O simbolismo n' Os Maias
Maria
Eduarda é a terceira figura feminina na panóplia de três gerações da família
Maia apresentadas na obra. Simbolicamente, o número três é o número da
completude e implica a conjugação de três momentos temporais: o passado, o
presente e o futuro, ou seja, a mulher surge na obra como um fator de
transformação do mundo masculino, conduzindo à esterilidade, à estagnação. O
terceiro elemento feminino torna-se a revelação simbólica dos outros dois que
foram nefastos à família.
É
ainda interessante ver a relação simbólica que, metonimicamente, se pode
estabelecer entre os três lírios brancos que Carlos vê dentro de um vaso do
Japão quando, pela primeira vez, tem acesso ao espaço físico onde Maria Eduarda
se movimenta, a sua casa na Rua de S. Francisco, e as três mulheres que
penetram na família Maia. Apesar da brancura dos lírios (conotada na tradição
oriental com o luto), as flores murcham num vaso do Japão. A cultura europeia
presente na decoração contracena com a cultural oriental, na qual a alvura
representa a morte: a morte física de Maria Eduarda Runa e de Maria Monforte e
a morte moral e espiritual (num tempo futuro) de Maria Eduarda Maia. Os lírios
brancos, à partida conotados com a pureza, perdem a sua conotação positiva ao
murcharem e passam e simbolizar a morte. O lírio concentra a ideia de
prosperidade da raça, continuada de geração em geração. Por outro lado, o facto
dos três lírios brancos se encontrarem num vaso do Japão aponta já para o
incesto, pelo exotismo que representa esta peça decorativa, pois insere no
espaço físico de Maria Eduarda uma cultura estranha à cultura ocidental.
Saliente-se
que Carlos e Maria Eduarda terão os seus encontros quer na Toca, marcada por
uma decoração excêntrica e exuberante, quer no quiosque japonês, pelo que
retoma a simbologia de uma cultura estranha neste espaço.
A toca
é o nome dado à habitação de certos animais, apontando desde logo para o
caráter animalesco do relacionamento amoroso entre Carlos e Maria Eduarda.

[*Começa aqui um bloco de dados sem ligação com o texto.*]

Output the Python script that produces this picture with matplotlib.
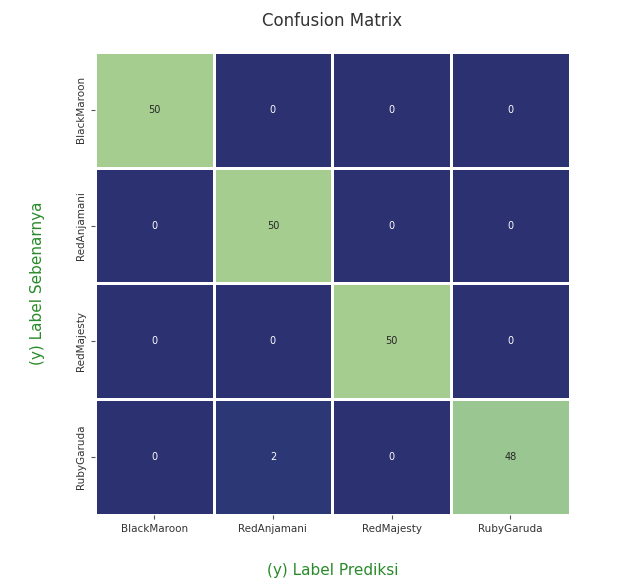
import matplotlib
matplotlib.use("Agg")
import matplotlib.pyplot as plt
import seaborn as sns
import numpy as np

# Class labels and confusion matrix values
labels = ["BlackMaroon", "RedAnjamani", "RedMajesty", "RubyGaruda"]
cm = np.array([
    [50, 0, 0, 0],
    [0, 50, 0, 0],
    [0, 0, 50, 0],
    [0, 2, 0, 48],
])

fig = plt.figure(figsize=(6.24, 5.81), dpi=100)
ax = fig.add_axes([0.152, 0.1136, 0.761, 0.797])

sns.heatmap(cm, annot=True, fmt="d", cmap="crest_r", cbar=False,
            linewidths=2, linecolor="white",
            xticklabels=labels, yticklabels=labels,
            annot_kws={"size": 7}, ax=ax)

ax.set_title("Confusion Matrix", fontsize=12, pad=19, color="#333333")
ax.set_xlabel("(y) Label Prediksi", fontsize=11, color="#2a8a2a", labelpad=21)
ax.set_ylabel("(y) Label Sebenarnya", fontsize=11, color="#2a8a2a", labelpad=22)
ax.tick_params(axis="both", labelsize=7.5, length=3, color="#555555",
               labelcolor="#333333")
plt.setp(ax.get_yticklabels(), rotation=90, va="center")

fig.savefig("out.png", dpi=100)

Carlos introduz a chave no portão da Toca com todo o prazer, sugerindo não só
poder mas também o prazer das relações incestuosas (é de lembrar que a chave é
um símbolo fálico). Da segunda vez que se alude à chave, os dois amantes
experimentam-na o que passa a simbolizar a aceitação e entrega mútua. Os
aposentos de Maria Eduarda simbolizam a tragicidade da relação, estando
carregados de presságios: nas tapeçarias do quarto “desmaiavam, na trama de lã,
os amores de Vénus e Marte”; de igual modo, este amor de Carlos e Maria Eduarda
estava condenado a desmaiar e desaparecer; “... a alcova resplandecia como o
interior de um tabernáculo profano...” misturando o sagrado e o profano para
simbolizar o desrespeito pelas relações fraternas. Assim, a descrição do quarto
tem traços próprios de um local dedicado ao culto: a porta de comunicação “em
arco de capela”, donde pendia “uma pesada lâmpada da Renascença” conferindo
maior solenidade. Com o sol, o quarto “resplandecia como (...) um tabernáculo.
Carlos mostrava-se indiferente aos presságios, inconsciente e distante, mas
Maria Eduarda impressiona-se ao ver a cabeça cortada de S. João Baptista, que
foi degolado por ter denunciado a relação incestuosa de Herodes, e a enorme
coruja a fitar, com ar sinistro, o seu leito de amor (lembre-se que a coruja é
considerada uma ave de mau agoiro, que surge aqui para vaticinar um futuro
sinistro para este amor). O ídolo japonês que há na Toca remete para a
sensualidade exótica, heterodoxa, bestial desta ligação incestuosa. Os
guerreiros simbolizam a heroicidade, os evangelistas, a religião e os troféus
agrícolas, os trabalhos que terão existido na família Maia (e no Portugal). Os
dois faunos simbolizam os dois amantes numa atitude hedonista e desprezadora de
tudo e de todos. Na primeira noite de amor entre Carlos e Maria Eduarda, a qual
se dá precisamente na Toca, dá-se uma grande trovoada como que a pressagiar um
mau ambiente que se criaria resultante deste incesto.
Maria
Eduarda tem receios, desconhece a sua verdadeira identidade, mas que perscruta
o futuro através da análise de pormenores das coisas ou das pessoas, análise
essa que assume um valor simbólico ou premonitório, como acontece quando ela
descobre semelhanças entre Carlos e a sua mãe.